All over the county the trees have been disfigured beyond belief. Just ride down Wrightsville Ave. to see tree after tree with its center cut out, leaving a mutilated V-shaped canopy. In front of the Galleria as on Wrightsville’s famed Loop the L-shaped cuts prevailed in the street-side oaks, but beside the council chambers the heart has been cut from that once magnificent tree.

And it is the same — again and again, anywhere Duke has been so far in the county.

We live in a country supposedly Pharaoh-less, but all over the county, as I look up into the trees lining the roadsides, the fingerprints of a ruthless Pharaoh are clearly visible.

Seemingly nowhere in the land is there anyone brave enough to challenge this bully.

“It has to be done,” officials shrug in acquiescence, “It is the power company.” They know all too well who their master is.

Not unlike the future King David, who grasped the injustice of what was happening and picked up three smooth stones against gigantic odds, a handful of Wrightsville residents mounted a protest in March, in the thick of the tree trimming gone wild on the town’s picturesque Live Oak Drive. There residents strode out in defense of two trees, climbing into one, as the remaining small band milled below.

At the time, like David, it seemed almost childish, defying the electric company tree cutters in a desperate effort to save the splendidness of the last two full-canopied trees at the start of the street where wildlife abound and joyful wedding parties come to pose for pictures.

Is there no other way, one wonders, to save the beauty cherished by so many? Is there no way to save the trees?

The answer is there is always another way; what is being done is the least expensive option for the utility company and the utility company rules.

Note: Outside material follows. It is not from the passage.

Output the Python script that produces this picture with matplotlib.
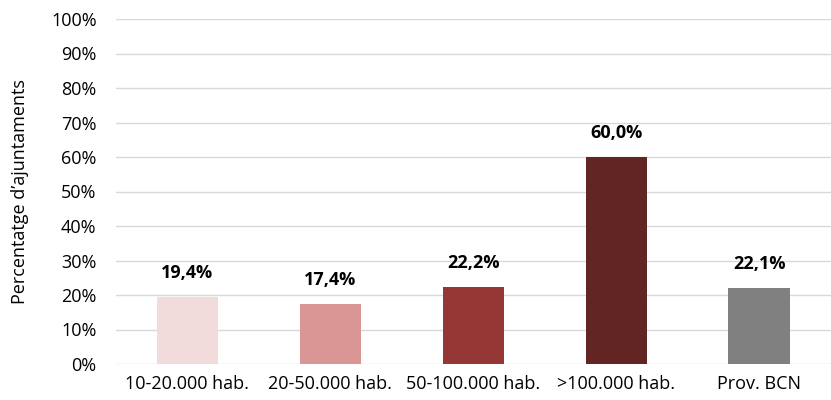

The electricity can be knocked out in a storm by tree branches, that is a given. It doesn’t happen that frequently, but no one desires that, least of all Duke Energy. Without all those spinning power meters the stream of dollars into Pharoah’s coffers would slow. Make no mistake; this is all about greed, money and power.

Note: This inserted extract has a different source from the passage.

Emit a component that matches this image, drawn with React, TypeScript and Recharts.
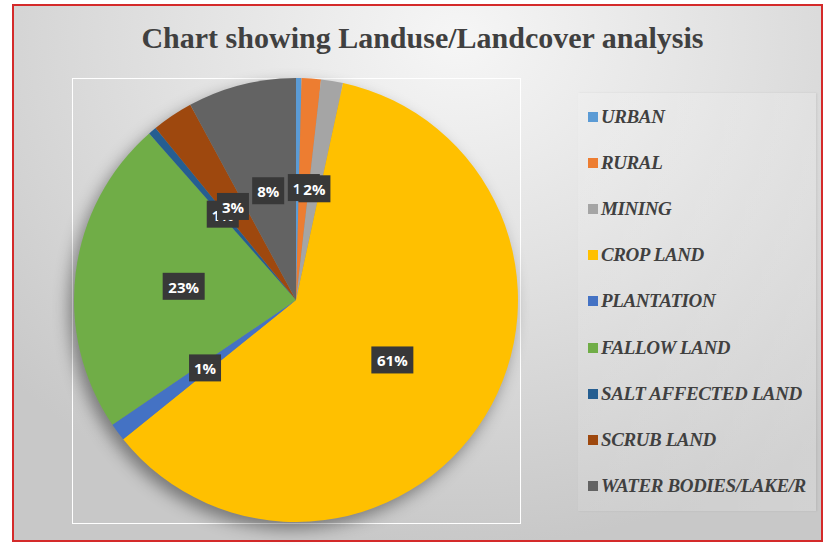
import React from 'react';
import { PieChart, Pie, Cell, Legend } from 'recharts';

const categories = ['URBAN', 'RURAL', 'MINING', 'CROP LAND', 'PLANTATION', 'FALLOW LAND', 'SALT AFFECTED LAND', 'SCRUB LAND', 'WATER BODIES/LAKE/R'];
const shares = [0.4, 1.4, 1.6, 60.8, 1.3, 23.0, 0.6, 3.0, 7.9];
const colors = ['#5B9BD5', '#ED7D31', '#A5A5A5', '#FFC000', '#4472C4', '#70AD47', '#255E91', '#9E480E', '#636363'];
const title = 'Chart showing Landuse/Landcover analysis';

const data = categories.map((name, i) => ({ name, value: shares[i] }));

const RAD = Math.PI / 180;

const renderLabel = (props: any) => {
  const { cx, cy, midAngle, outerRadius, percent } = props;
  const pct = Math.round(percent * 100);
  if (pct === 0) return null;
  const r = outerRadius * 0.51;
  const x = cx + r * Math.cos(-midAngle * RAD);
  const y = cy + r * Math.sin(-midAngle * RAD);
  const text = pct + '%';
  const w = text.length * 10 + 12;
  return (
    <g>
      <rect x={x - w / 2} y={y - 13} width={w} height={27} fill="#383838" />
      <text x={x} y={y + 1} fill="#ffffff" fontWeight="bold" fontSize={15} fontFamily="'Open Sans', sans-serif" textAnchor="middle" dominantBaseline="central">
        {text}
      </text>
    </g>
  );
};

const LegendContent = () => (
  <div style={{ width: 238, height: 418, background: 'linear-gradient(90deg, rgba(255,255,255,0.10), rgba(255,255,255,0.18))', boxShadow: '1px 0 2px rgba(0,0,0,0.08)', boxSizing: 'border-box', paddingTop: 1 }}>
    {categories.map((c, i) => (
      <div key={c} style={{ height: 46.1, display: 'flex', alignItems: 'center', marginLeft: 10 }}>
        <span style={{ width: 10, height: 10, background: colors[i], marginRight: 3, flex: 'none' }} />
        <span style={{ fontFamily: "'Liberation Serif', serif", fontStyle: 'italic', fontWeight: 'bold', fontSize: 19, color: '#404040', whiteSpace: 'nowrap', letterSpacing: -0.4 }}>{c}</span>
      </div>
    ))}
  </div>
);

export default function App() {
  return (
    <div style={{ position: 'absolute', left: 0, top: 0, width: 823, height: 546, overflow: 'hidden', background: '#ffffff' }}>
      <style>{`.recharts-pie { filter: drop-shadow(-5px 7px 8px rgba(0,0,0,0.4)); }`}</style>
      <div style={{ position: 'absolute', left: 12, top: 4, width: 811, height: 538, boxSizing: 'border-box', border: '2px solid #d42a2a', background: 'radial-gradient(ellipse 75% 95% at 55% 6%, #f6f6f6 0%, #e2e2e2 45%, #c8c8c8 100%)' }} />
      <div style={{ position: 'absolute', left: 72, top: 78, width: 449, height: 446, boxSizing: 'border-box', border: '1.5px solid #ffffff' }} />
      <div style={{ position: 'absolute', left: 0, top: 21, width: 845, textAlign: 'center', fontFamily: "'Liberation Serif', serif", fontWeight: 'bold', fontSize: 30, color: '#404040' }}>
        {title}
      </div>
      <div style={{ position: 'absolute', left: 0, top: 0 }}>
        <PieChart width={823} height={546} margin={{ top: 0, right: 0, bottom: 0, left: 0 }}>
          <Pie
            data={data}
            dataKey="value"
            nameKey="name"
            cx={296}
            cy={300}
            outerRadius={222}
            startAngle={90}
            endAngle={-270}
            stroke="none"
            label={renderLabel}
            labelLine={false}
            isAnimationActive={false}
          >
            {data.map((d, i) => (
              <Cell key={d.name} fill={colors[i]} />
            ))}
          </Pie>
          <Legend
            layout="vertical"
            align="right"
            verticalAlign="top"
            content={() => <LegendContent />}
            wrapperStyle={{ position: 'absolute', left: 578, top: 93, width: 238 }}
          />
        </PieChart>
      </div>
    </div>
  );
}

Duke Energy is the power in this state, holding everyone, including the elected officials, in an unrelenting tight-fisted grip.

Lawyered up to the gills, Duke took three weeks or longer to formulate a plan to force the town to arrest any resident who would dare to climb back into those trees on Harbor Island. Rebellion is a contagious thing, and you can bet Duke wanted to squash like an annoying bug any future tree-sitting protestor, before any further rebellion might spark elsewhere.

The residents on Live Oak are to be applauded for their act of bravery. Right now it appears things may work out for them, after Duke’s disappointing heavy-handed first meeting with the town to present legal ramifications, persistent residents were finally granted an audience with power officials last week for two to three representatives of their street and the town manager. This damage control move on the part of Duke provided residents with a new level of comfort over the fate of the last two trees.

Methinks this was a pretty big deal for the suits at Duke, which cannot appear to be weak or caving to the demands of outraged citizens; because, before they are done, maimed longleafs, spoiled oleanders, butchered cedars and mutilated oaks will line the roadsides from the mountains to the sea. No tree will be spared, not even the glorious maple. Wilmington is just one small blip on the statewide radar on the long list of trees to be “trimmed.”

In the meantime, we have treasured places like Airlie where we can go to see live oaks, oleanders, ancient cedars and longleaf pines that have not been disfigured in the name of progress.

For those without the price of admission into the verdant county park? Take heart; just last weekend, I gazed with wonder at a magnificent live oak tree shading the children’s playground in Hillcrest, grateful no power lines were near.

It is high time for the town to pull out and dust off the plan to put the power lines underground. There should be no next regularly scheduled “tree trimming” event in the town. The county and city of Wilmington should do the same.

If we let this maiming happen again, shame on us.